Arctic Chill by Arnaldur Indridason is the third book in the Reykjavik11807693 mysteries I’ve read and proves what a consistently strong series and masterful writer Indridason is.

The book opens with the city in the grip of a bleak and icy winter. Winds are blowing from the north, ravaging the landscape and making outdoors decidedly unpleasant. When a young Thai immigrant is found dead not far from his home, his little body stuck to the ice and anorak torn, Detective Inspector Erlendur and his team suspect a racially motivated crime.

As they delve further into the child’s tragic death, and get to know the nuclear family of which he was a part, they come to understand what it means to leave one’s motherland, family and culture to start afresh on the other side of the world and the commitment and desire that drives such a relocation. They also unleash a nest of bigots who make the immigrants’ life a misery and who rail against what they perceive as a threat to Icelandic traditions and culture and language.

Is the desire to maintain a status quo motivation for murder? The closer Erlendur gets the truth, the more tragic this tale of xenophobia, desperation to preserve Icelandic history and culture becomes.

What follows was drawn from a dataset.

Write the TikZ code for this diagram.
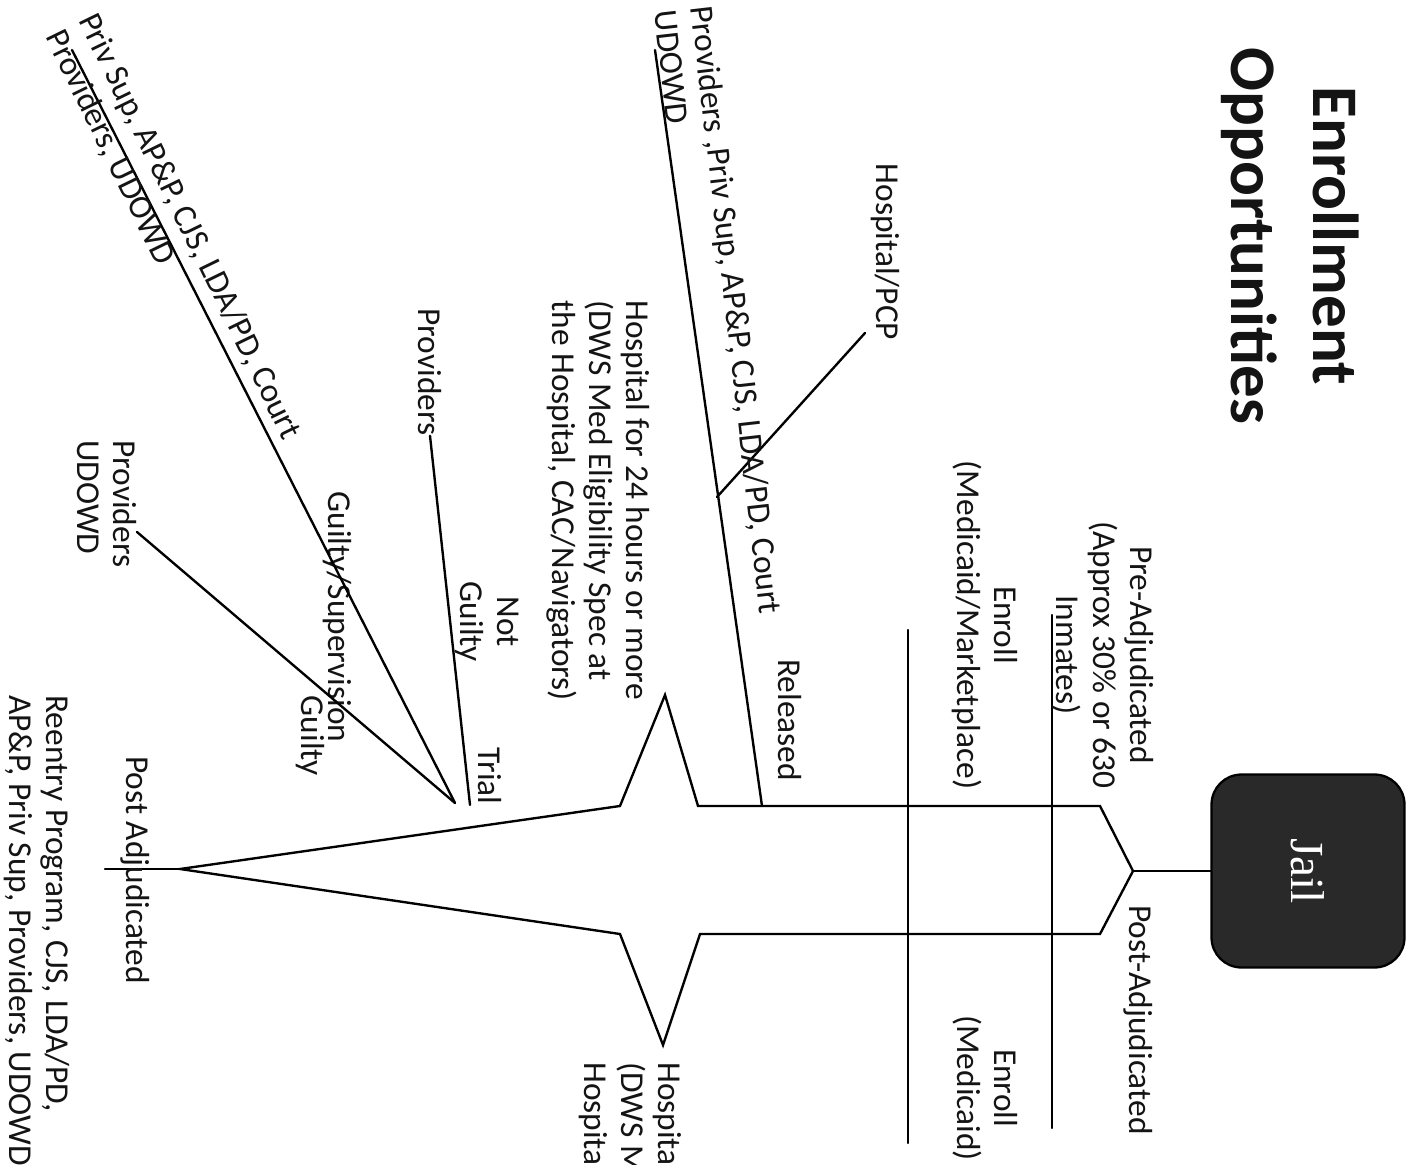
\documentclass[tikz,border=0pt]{standalone}
\usepackage{fontspec}
\setmainfont{Carlito}
\newfontfamily\jailfont{Liberation Serif}
\begin{document}
\begin{tikzpicture}[x=0.02cm,y=-0.02cm,
  ln/.style={line width=1.35pt, line cap=round, line join=miter},
  lbl/.style={font=\fontsize{19}{21}\selectfont, inner sep=0pt, text=black!92},
  vlbl/.style={lbl, rotate=-90},
  titlefont/.style={font=\fontsize{37}{47}\selectfont\bfseries},
  jailbox/.style={draw=black, line width=1.3pt, fill=black!84, rounded corners=0.6cm,
    minimum width=3.86cm, minimum height=3.86cm, text=white, inner sep=0pt,
    font=\jailfont\fontsize{27}{30}\selectfont}
]
\fill[white] (0,0) rectangle (1423,1165);
\useasboundingbox (0,0) rectangle (1423,1165);
\clip (0,0) rectangle (1423,1165);

% title and jail
\node[vlbl, titlefont, align=center] (title) at (1290,236) {Enrollment\\Opportunities};
\node[jailbox, rotate=-90] (jail) at (1308,871) {Jail};

% main outline
\coordinate (apex) at (1133,871);
\coordinate (tr) at (1100,806);
\coordinate (br) at (1100,934);
\coordinate (s1r) at (698,806);
\coordinate (s1t) at (665,695);
\coordinate (s1l) at (620,806);
\coordinate (tip) at (180,869);
\coordinate (s2l) at (620,934);
\coordinate (s2b) at (663,1045);
\coordinate (s2r) at (700,934);
\coordinate (stub) at (105,869);
\draw[ln] (jail.south) -- (apex);
\draw[ln] (apex) -- (tr) -- (s1r) -- (s1t) -- (s1l) -- (tip) -- (s2l) -- (s2b) -- (s2r) -- (br) -- cycle;
\draw[ln] (tip) -- (stub);

% enrollment bars
\coordinate (v1a) at (1052,615); \coordinate (v1b) at (1052,1128);
\coordinate (v2a) at (908,630);  \coordinate (v2b) at (908,1143);
\draw[ln] (v1a) -- (v1b);
\draw[ln] (v2a) -- (v2b);

% labels right part
\node[vlbl, align=center] (pre) at (1103,655) {Pre-Adjudicated\\(Approx 30\% or 630\\Inmates)};
\node[vlbl, align=center] (enrollmm) at (985,625) {Enroll\\(Medicaid/Marketplace)};
\node[vlbl] (postadj) at (1138,1020) {Post-Adjudicated};
\node[vlbl, align=center] (enrollm) at (985,1088) {Enroll\\(Medicaid)};

% released branch
\coordinate (relA) at (762,806);
\coordinate (relB) at (655,50);
\coordinate (pcpA) at (717,497);
\node[vlbl] (released) at (790,720) {Released};
\node[vlbl] (pcp) at (885,252) {Hospital/PCP};
\coordinate (pcpB) at (865,333);
\draw[ln] (relA) -- (relB);
\draw[ln] (pcpA) -- (pcpB);
\node[lbl, rotate=-83.5, align=left, anchor=west] (provrel) at (684,8)
  {Providers ,Priv Sup, AP\&P, CJS, LDA/PD, Court\\UDOWD};

% hospital blocks
\node[vlbl, align=left, anchor=west] (hosp1) at (598,300)
  {Hospital for 24 hours or more\\(DWS Med Eligibility Spec at\\the Hospital, CAC/Navigators)};
\node[vlbl, align=left, anchor=west] (hosp2) at (630,1062)
  {Hospital for 24 hours or more\\(DWS Med Eligibility Spec at\\Hospital, CAC/Navigators)};

% trial branches
\node[vlbl] (trial) at (490,776) {Trial};
\node[vlbl, align=center] (notguilty) at (487,622) {Not\\Guilty};
\node[vlbl] (prov) at (430,372) {Providers};
\node[vlbl] (guiltysup) at (337,617) {Guilty/Supervision};
\node[vlbl] (guilty) at (310,736) {Guilty};
\coordinate (triA) at (470,805);
\coordinate (gA) at (455,803);
\coordinate (gB) at (72,50);
\coordinate (g2B) at (137,532);
\draw[ln] (triA) -- (prov.east);
\draw[ln] (gA) -- (gB);
\draw[ln] (gA) -- (g2B);
\node[lbl, rotate=-64, align=left, anchor=west] (privsup) at (70,24)
  {Priv Sup, AP\&P, CJS, LDA/PD, Court\\Providers, UDOWD};
\node[vlbl, align=left, anchor=west] (provud) at (107,440) {Providers\\UDOWD};

% post adjudicated
\node[vlbl] (postadj2) at (135,870) {Post Adjudicated};
\node[vlbl, align=left, anchor=west] (reentry) at (37,695)
  {Reentry Program, CJS, LDA/PD,\\AP\&P, Priv Sup, Providers, UDOWD};
\end{tikzpicture}
\end{document}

This novel resonated so strongly with the current political and cultural climate, not just in Australia, but in many other countries around the world who have experienced waves of immigration and those who harden their hearts and close their minds to both the plight of refugees and Otherness and the positive experiences that can be had by welcoming them.

Erlendur and his team are dogged and loyal; the questions they ask of suspects and themselves are real and probing and while the book is about a crime, perhaps the greatest is the lack of humanity we show to those with whom, in the end, we have far more in common with than any differences.

Another great, thought-provoking read.